Neatly, in The Armstrong & Miller Show, Armstrong once sent up both himself and the WDYTYA? format, hoping to uncover lots of grand female ancestors only to find that they were all listed in the records as whores. No such embarrassment awaited him last night, although he might have welcomed the odd whore among all the bona fide aristocrats. No self-respecting satirist should come from such a long line of nobs.

Still, he was endearingly gratified to learn about Edward Somerset in particular, an ardent royalist who lent King Charles (I think I heard this correctly) the 17th-century equivalent of £70m in today's money. During the Civil War, Edward tried to be a soldier and even a spy but was pretty hopeless at both; following the Restoration, however, he pursued a more successful career as an inventor, devising something called the water-commanding engine, which anticipated the age of steam power by almost two centuries. In 1861, indeed, the Victorian collector Bennet Woodcroft got so excited about Edward's invention, said to have been buried with him, that he opened up the marquess's tomb and searched it. Sadly, the water-commanding engine wasn't there, so Woodcroft consoled himself by taking the remains of one of Edward's fingers for his museum. Digital remastering, it would be called now.

No amount of digital remastering would have improved the pilot episode of The Adventures of Daniel, just some top-to-bottom rewriting. Not unlike the BBC's other new sitcom, Grandma's House, The Adventures of Daniel revolves in sub-Seinfeld fashion around a comedian playing himself, in this case the teenage Scottish stand-up Daniel Sloss. He seems like an engaging and talented lad, but he was ill-served by some gruesomely unfunny material, all constructed around the notion that his (Scottish) girlfriend's (English) dad didn't care for him, but thought that his (Scottish) girlfriend's (English) sister's (Scottish) boyfriend was the bee's knees. As the (Scottish) girlfriend's (English) mother, looking faintly as though she had wandered into the wrong rehearsal room, was Imogen Stubbs.

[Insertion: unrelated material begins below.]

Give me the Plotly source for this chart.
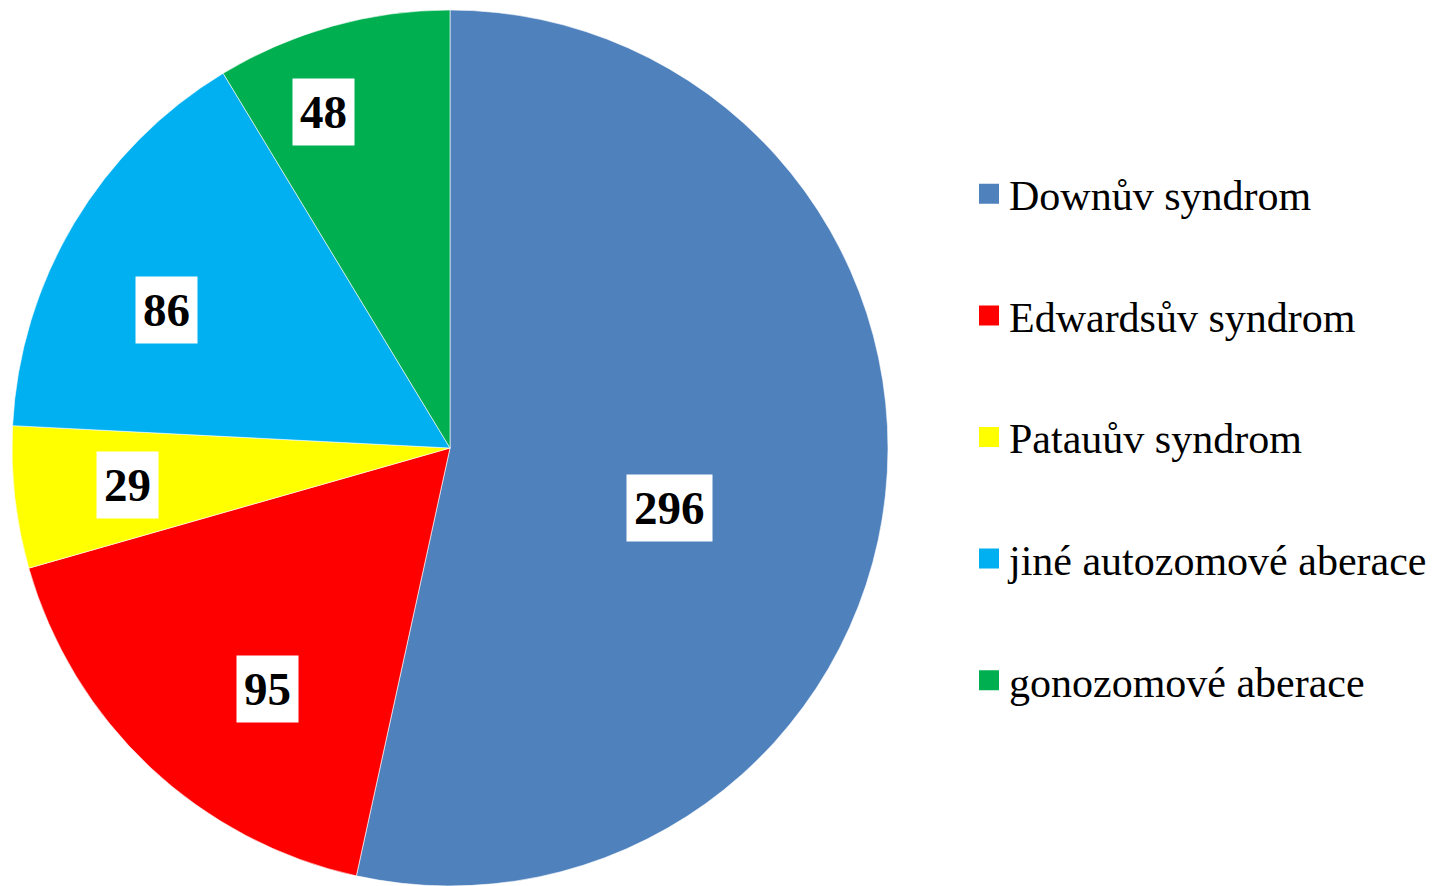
import math
import plotly.graph_objects as go

# data
labels = ["Downův syndrom", "Edwardsův syndrom", "Patauův syndrom",
          "jiné autozomové aberace", "gonozomové aberace"]
values = [296, 95, 29, 86, 48]
colors = ["#4F81BD", "#FF0000", "#FFFF00", "#00B0F0", "#00B050"]

# label placement (fraction of radius, angle tweak in degrees)
LABEL_R = [0.52, 0.69, 0.74, 0.72, 0.82]
LABEL_DA = [9, -6, 0, -5, -5]

# page body has an 8px margin, so the figure is a bit smaller
W, H = 1429, 878
CX, R = 442, 438
y_top = 876 / H

fig = go.Figure()
fig.add_trace(go.Pie(
    labels=labels, values=values, sort=False, direction="clockwise", rotation=0,
    marker=dict(colors=colors, line=dict(color="white", width=0.6)),
    textinfo="none", hoverinfo="label+value", showlegend=False,
    domain=dict(x=[(CX - R) / W, (CX + R) / W], y=[0, y_top]),
))

# legend via dummy traces so item spacing can be controlled
for lab, col in zip(labels, colors):
    fig.add_trace(go.Scatter(
        x=[None], y=[None], mode="markers", name=lab, legendgroup=lab,
        marker=dict(symbol="square", size=16, color=col,
                    line=dict(color=col, width=4)),
    ))

# data labels with white boxes
total = sum(values)
cy = H * (1 - y_top / 2)
cum = 0
for v, f, da in zip(values, LABEL_R, LABEL_DA):
    mid = (cum + v / 2) / total * 360 + da
    cum += v
    th = math.radians(mid)
    px = CX + R * f * math.sin(th)
    py = cy - R * f * math.cos(th)
    fig.add_annotation(
        x=px / W, y=1 - py / H, xref="paper", yref="paper", showarrow=False,
        xanchor="center", yanchor="middle",
        text=f"<b>{v}</b>", bgcolor="white", borderpad=7,
        font=dict(family="Liberation Serif", size=47, color="black"),
    )

fig.update_xaxes(visible=False)
fig.update_yaxes(visible=False)
fig.update_layout(
    width=W, height=H,
    margin=dict(l=0, r=0, t=0, b=0),
    paper_bgcolor="white", plot_bgcolor="white",
    font=dict(family="Liberation Serif", color="black"),
    legend=dict(x=0.6725, y=0.5114, xanchor="left", yanchor="middle",
                font=dict(size=42, family="Liberation Serif"),
                tracegroupgap=64),
)

fig.write_html("out.html")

Some of the previews of this pilot were decidedly enthusiastic. One of them even featured the emotive word "funny". So maybe I was alone in finding it, on the whole, as funny as gastroenteritis. Coincidentally, trawling through the channels not long after watching it, I happened on a superannuated Scottish stand-up, Billy Connolly, on one of his world tours, and was reminded what "funny" really is. But then not everyone is tickled by Connolly, either. What "funny" is more than anything is subjective, so let me just say that The Adventures of Daniel might be your thing, but on this early evidence it certainly isn't mine.

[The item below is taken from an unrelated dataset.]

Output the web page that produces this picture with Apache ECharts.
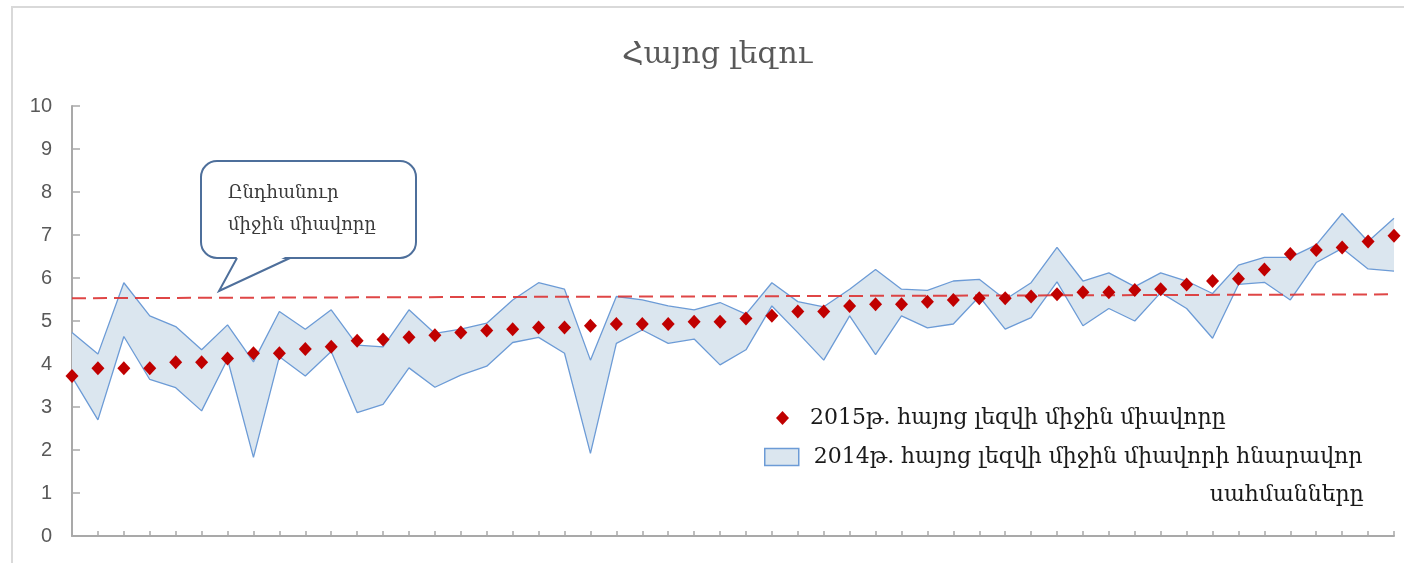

Very much my thing, as regular readers will know, is Coronation Street. But I'm a traditionalist, a sucker for episodes in which the old-timers loom large, such as last night's first half-hour, in which, as Betty Williams (Turpin as was), Betty Driver got to show all her comic timing at the grand old age of 90, bless her. "Ooh, eh, what a palaver!" she said, on hearing about the process facing Becky and Steve McDonald before they could become adoptive parents. In the end the McDonalds were rejected, perhaps partly because Becky told the Weatherfield Council adoption panel that she didn't smoke, apart, obviously, "from two in the morning when you're bladdered". More TV gold.